Thursday, February 09, 2012

English 394: The Switchover

Monday marked a major milestone in my academic calendar: it was the final meeting of the first half of English 394: Theory and Practice of Fiction, the semester-long, initial portion of the full-year sequence that all undergraduate creative writing majors and (non-cross-genre) minors must take. As I've noted in previous years, this course breaks the college's quarter system, running past one into the second, at which point the professors change, and the second half of the course runs until the academic year's end, in mid-June.  In the first half the students work in shorter forms (short stories for the fiction track; weekly poems for the poetry track; and assorted forms of the creative nonfiction track), but in the second half they complete a long-form project (a novella for the fiction track; a 125-line long poem for the poetry track; and a long personal or research essay or lyric prose text for the creative nonfiction track).

With the handoff, my teaching load drops to 2 courses (the intro fiction and LGBTQ literature classes) this quarter from 3 (only the creative writing faculty have this load), and my volume of reading and emending student prose will also fall, though only after they hand in their final revisions next week.  It's hard to express how intense, how rigorous, and how energizing the sequence class has been.  I was again able to guide and watch 15 smart and enthusiastic young writers harness their talents and develop their skills as they wrote three short stories and subsequently revised two of them (though some will eventually rework all three), using as their guides the established writers we read and discussed in depth, and several works exploring theories and technical fundamentals of fiction writing. This year I chose stories by Anton Chekhov, Flannery O'Connor, Raymond Carver, Jhumpa Lahiri, ZZ Packer, Lorrie Moore, and George Saunders, and the students drew from all of them to varying degrees, creating narratives that often were unlike anything any of these writers might attempt but also unlike anything they, the student writers, have ever undertaken before.  Their stories ranged from very autobiographical realist narratives to highly speculative, dystopian fantasies. Our discussions and the essays each of the students wrote analyzing the assigned stories by each of these writers did allow for deep investigation into the technical means and thematic aspects of each established author.

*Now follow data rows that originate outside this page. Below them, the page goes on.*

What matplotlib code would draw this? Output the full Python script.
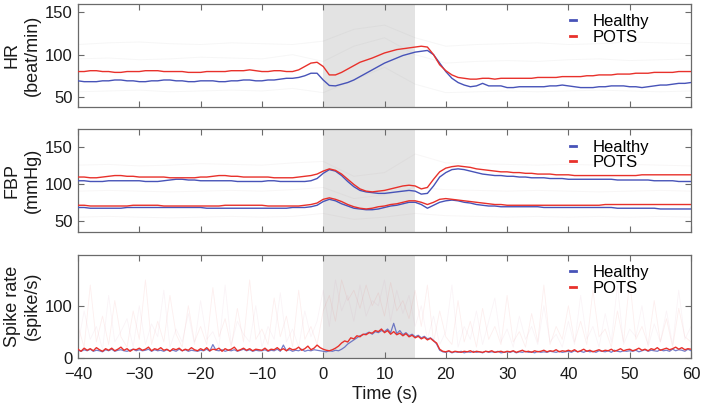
import numpy as np
import matplotlib
matplotlib.use("Agg")
import matplotlib.pyplot as plt
from matplotlib.lines import Line2D

plt.rcParams['font.family'] = ['Liberation Sans', 'DejaVu Sans']

# ---------------- data ----------------
t1 = np.arange(-40, 61, 1)          # 1-s grid
t5 = np.arange(-40, 61, 5)          # 5-s grid
th = np.arange(-40, 60.5, 0.5)      # 0.5-s grid

hr_pots = ([80,80,81,81,80,80,79,79,80,80,80,81,81,81,80,80,80,80,79,79,79,80,80,80,80,81,81,81,82,81,80,80,81,81,80,80]
           + [82,86,90,91]
           + [86,76,76,79,83,87,91,93.5,96,99,102,104,106,107,108,109]
           + [110,109,100,88,81,76,73,72,71,71]
           + [72,72,71,72,72,72,72,72,72,73,73,73,73,74,74,74,74,75,75,76,76,76,77,77,77,78,78,78,79,79,79,79,80,80,80])
hr_healthy = ([69,68,68,68,69,69,70,70,69,69,68,68,69,69,70,70,69,69,68,68,69,69,69,68,68,69,69,70,70,69,69,70,70,71,72,72]
              + [73,75,78,78]
              + [70,63.5,63,65,67,70,74,78,82,86,90,93,96,99,101,103]
              + [104,105,100,90,80,72,67,64,62,63]
              + [66,63,63,63,61,61,62,62,62,62,62,63,63,64,63,62,61,61,61,62,62,63,63,63,62,62,61,62,63,64,64,65,66,66,67])

sbp_pots = ([109,109,108,108,109,110,111,111,110,110,109,109,109,109,109,108,108,108,108,108,109,109,110,111,111,110,110,109,109,109,109,109,108,108,108,108,109]
            + [110,111,113]
            + [117,120,118,113,106,99,93,90,89,90,91,93,95,97,98,97]
            + [93,95,106,116,121,123,124,123,122,120]
            + [119,118,117,116,116,115,115,114,114,113,113,113,112,112,112,111,111,111,111,111,111,111,111,111,111,111,112,112,112,112,112,112,112,112,112])
sbp_healthy = ([104,104,103,103,103,104,104,104,104,104,104,103,103,103,104,105,106,106,105,105,104,104,104,104,104,104,103,103,103,103,103,104,104,103,103,103,103]
               + [103,104,107]
               + [114,119,117,111,103,96,91,89,88,87,87,88,89,90,91,90]
               + [86,87,97,109,115,119,120,119,117,115]
               + [113,112,111,111,110,110,109,109,108,108,108,107,107,107,106,106,106,106,106,106,106,106,105,105,105,105,105,105,104,104,104,104,103,103,103])
dbp_pots = ([71,71,70,70,70,70,70,70,70,71,71,71,71,71,70,70,70,70,70,70,70,70,70,70,71,71,71,71,71,71,71,70,70,70,70,70,70]
            + [71,72,74]
            + [79,81,79,76,72,69,67,66,67,69,70,72,73,75,77,77]
            + [75,72,75,79,80,79,78,77,76,75]
            + [74,73,72,72,71,71,71,71,71,71,71,71,71,71,71,71,71,71,71,71,72,72,72,72,72,72,72,72,72,72,72,72,72,72,72])
dbp_healthy = ([68,68,67,67,67,67,67,67,68,68,68,68,68,68,68,68,68,68,68,68,68,67,67,67,67,67,67,67,67,67,67,67,67,67,67,68,68]
               + [68,69,71]
               + [76,79,77,73,70,67,66,65,65,66,68,70,71,73,75,75]
               + [72,67,71,75,77,78,77,75,74,72]
               + [71,70,70,69,69,69,69,69,69,69,68,68,68,68,68,68,68,68,68,68,68,68,67,67,67,67,67,67,67,66,66,66,66,66,66])

spike_pots = ([16,12,18,14,17,13,19,15,12,17,14,18,13,16,20,14,17,12,16,15]
              + [18,14,16,20,13,17,15,19,14,16,12,17,15,18,13,16,14,19,15,13]
              + [17,14,19,13,16,15,18,12,17,14,16,20,13,15,18,14,17,13,16,15]
              + [14,18,13,16,15,19,14,17,13,18,15,16,20,14,17,22,15,18,24,19]
              + [16,14,13,15,18,22,28,32,30,38,36,42,40,45,44,48,47,52,50,55]
              + [48,52,45,50,44,47,42,46,40,43,38,41,36,39,34,37,32,28,16,12]
              + [11,13,10,12,11,10,12,11,13,10,12,11,10,12,11,13,10,11,12,10]
              + [12,11,13,10,12,14,11,12,10,13,11,12,14,11,13,12,15,11,13,12]
              + [14,12,15,11,13,16,12,14,11,13,15,12,14,13,16,12,14,17,13,15]
              + [16,13,15,18,14,16,13,17,15,19,14,16,18,15,17,20,16,19,15,17]
              + [16])
spike_healthy = ([14,12,15,13,16,12,14,13,11,15,13,16,12,14,15,13,12,14,16,13]
                 + [15,13,14,16,12,15,13,14,12,15,13,14,12,16,13,15,12,14,13,12]
                 + [14,13,16,12,25,14,13,15,12,14,13,15,12,14,16,13,15,12,14,13]
                 + [13,15,12,14,13,16,12,24,13,15,12,14,13,16,12,14,13,15,14,13]
                 + [12,11,13,12,14,13,16,20,26,30,34,38,42,44,46,49,45,50,48,52]
                 + [50,55,48,66,46,52,44,48,42,45,40,43,38,41,36,38,33,26,14,11]
                 + [10,12,9,11,10,12,9,11,10,12,10,11,9,12,10,11,10,12,9,10]
                 + [11,10,12,9,11,10,12,10,11,9,12,10,11,10,12,11,10,12,10,11]
                 + [12,10,13,11,12,10,13,11,12,10,13,12,11,13,10,14,12,11,13,12]
                 + [13,12,14,11,13,15,12,14,13,12,15,13,14,12,16,13,15,14,12,16]
                 + [13])

# faint individual-subject traces (5-s grid for HR/FBP, 1-s grid for spike rate)
hr_faint = [
    [112,114,115,113,112,114,113,112,116,130,135,120,110,112,113,114,112,113,115,114,113],
    [56,57,58,56,57,58,57,60,55,70,85,65,55,56,57,56,57,58,57,56,57],
    [95,96,94,95,97,96,95,100,92,110,120,100,90,92,93,92,94,95,93,94,95],
]
fbp_faint = [
    [125,126,124,125,127,126,125,128,130,110,115,140,128,127,126,125,126,125,126,125,124],
    [55,56,55,54,55,56,55,56,60,52,55,60,57,56,55,56,55,56,55,56,55],
    [90,91,90,89,90,91,90,92,95,80,85,95,92,91,90,91,90,89,90,91,90],
]
spike_faint = [
    [60,20,140,30,80,25,110,40,20,90,35,150,25,70,30,120,45,20,100,30,
     60,25,135,40,75,20,95,30,150,35,55,25,115,40,80,20,130,35,60,25,
     90,120,70,150,110,130,95,140,100,125,80,145,90,110,75,130,60,140,30,90,
     40,25,110,30,70,20,95,35,60,25,120,30,50,20,85,30,140,25,60,35,
     100,30,70,25,130,40,55,20,90,30,150,35,60,25,110,30,75,20,95,40,30],
    [25,90,35,60,15,120,30,50,75,20,100,25,65,40,130,20,55,30,85,25,
     110,35,50,20,140,25,70,45,30,100,20,60,35,125,30,55,20,90,40,70,
     130,60,150,90,120,70,140,80,110,100,150,70,130,85,120,60,100,35,80,25,
     50,140,20,60,35,90,25,70,115,30,55,20,80,35,60,25,100,30,45,20,
     70,25,120,35,60,20,85,30,140,25,55,40,100,20,65,30,90,25,130,35,60],
]

hr_ticks = [50, 100, 150]
fbp_ticks = [50, 100, 150]
spike_ticks = [0, 100]
x_ticks = [-40, -30, -20, -10, 0, 10, 20, 30, 40, 50, 60]
stim_start, stim_end = 0, 15
labels = ['Healthy', 'POTS']

# ---------------- style ----------------
RED = '#e8312b'
BLUE = '#4753b8'
SHADE = '#e3e3e3'
SPINE = '#6a6a6a'
TXT = '#1a1a1a'

fig = plt.figure(figsize=(7.08, 4.09), dpi=100)
L, W = 78/708, (691-78)/708
pos = [(4, 107), (129.5, 232), (255, 357.5)]
axes = [fig.add_axes([L, 1-b/409, W, (b-t)/409]) for t, b in pos]

def style(ax, yt, ylim, lab1, lab2):
    ax.set_xlim(-40, 60)
    ax.set_ylim(*ylim)
    ax.set_yticks(yt)
    ax.set_xticks(x_ticks)
    ax.tick_params(direction='in', length=4, width=0.8, top=True, right=True,
                   labelsize=12, colors=SPINE, labelcolor=TXT, pad=4)
    ax.tick_params(axis='x', pad=6.5)
    for s in ax.spines.values():
        s.set_color(SPINE)
        s.set_linewidth(0.9)
    ax.axvspan(stim_start, stim_end, color=SHADE, zorder=0, lw=0)
    ax.set_ylabel(lab1 + '\n' + lab2, fontsize=13, color=TXT, labelpad=3, linespacing=1.2)
    h = [Line2D([], [], color=BLUE, lw=2), Line2D([], [], color=RED, lw=2)]
    ax.legend(h, labels, loc='upper left', bbox_to_anchor=(0.803, 0.90), frameon=False,
              handlelength=0.35, handletextpad=1.0, fontsize=12, labelspacing=0.02,
              borderpad=0, borderaxespad=0)

# HR
ax = axes[0]
for f in hr_faint:
    ax.plot(t5, f, color='#888888', alpha=0.07, lw=0.7, zorder=1)
ax.plot(t1, hr_healthy, color=BLUE, lw=1.0, zorder=3)
ax.plot(t1, hr_pots, color=RED, lw=1.0, zorder=3)
style(ax, hr_ticks, (38, 160), 'HR', '(beat/min)')
ax.tick_params(labelbottom=False)

# FBP
ax = axes[1]
for f in fbp_faint:
    ax.plot(t5, f, color='#a08888', alpha=0.07, lw=0.7, zorder=1)
ax.plot(t1, sbp_healthy, color=BLUE, lw=1.0, zorder=3)
ax.plot(t1, dbp_healthy, color=BLUE, lw=1.0, zorder=3)
ax.plot(t1, sbp_pots, color=RED, lw=1.0, zorder=3)
ax.plot(t1, dbp_pots, color=RED, lw=1.0, zorder=3)
style(ax, fbp_ticks, (35, 173), 'FBP', '(mmHg)')
ax.tick_params(labelbottom=False)

# Spike rate
ax = axes[2]
ax.plot(t1, spike_faint[0], color=RED, alpha=0.08, lw=0.6, zorder=1)
ax.plot(t1, spike_faint[1], color='#c06090', alpha=0.07, lw=0.6, zorder=1)
ax.plot(th, spike_healthy, color=BLUE, lw=0.9, alpha=0.75, zorder=3)
ax.plot(th, spike_pots, color=RED, lw=1.0, zorder=4)
style(ax, spike_ticks, (0, 198), 'Spike rate', '(spike/s)')
ax.set_xlabel('Time (s)', fontsize=13, color=TXT, labelpad=3)

fig.savefig('out.png', dpi=100)
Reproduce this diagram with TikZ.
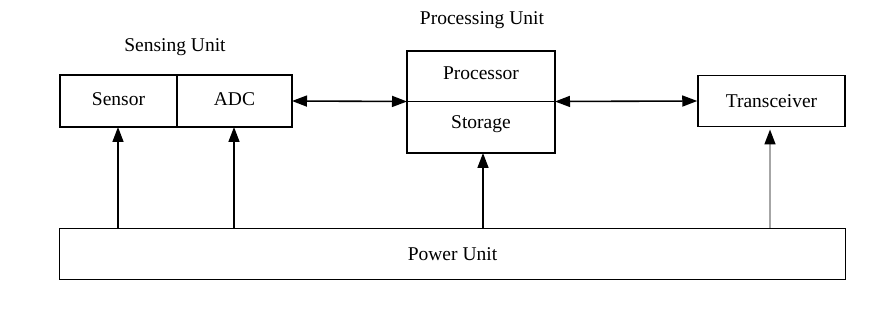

Working closely with students for six months means that I have gotten to know not only their work but them as people, their personalities, their senses of humor, their voices, on and off the page, and so the switchover on Monday was not easy. As much work as the class required of me (15 students x 3 stories (at between 8-20 pages) x 2 versions of 2 of the stories, + 15 4-page essays, alongside other classes' work), I deeply enjoyed it, and I can say I already miss heading down the stairs of University Hall every Monday and Wednesday at midday and launching into our discussions. (I feel this way about all my classes, but the length and high-level intensity of the sequence always makes it distinct from all my other classes, and I can say that at no other institution have I ever taught a class quite like either its first or second halves.)

Below is the cake we savored as we concluded our final discussion, on the novella in general and on theirs, still in the prospective state, specifically. Congratulations to them, and as I told them, I am wishing them the best and cannot wait to read what they produce in the novella half of the course!

Let me also thank Ish Harris-Wolff, a SFF writer and MFA graduate student who under the auspices of the university's MA/MFA program, served in the experimental capacity of Teaching Assistant--she was and is the first, I believe, to do so!--and who also read the stories and provided the students with valuable advice and guidance. I think of her as my co-pilot for the journey! Thanks so much, Ish!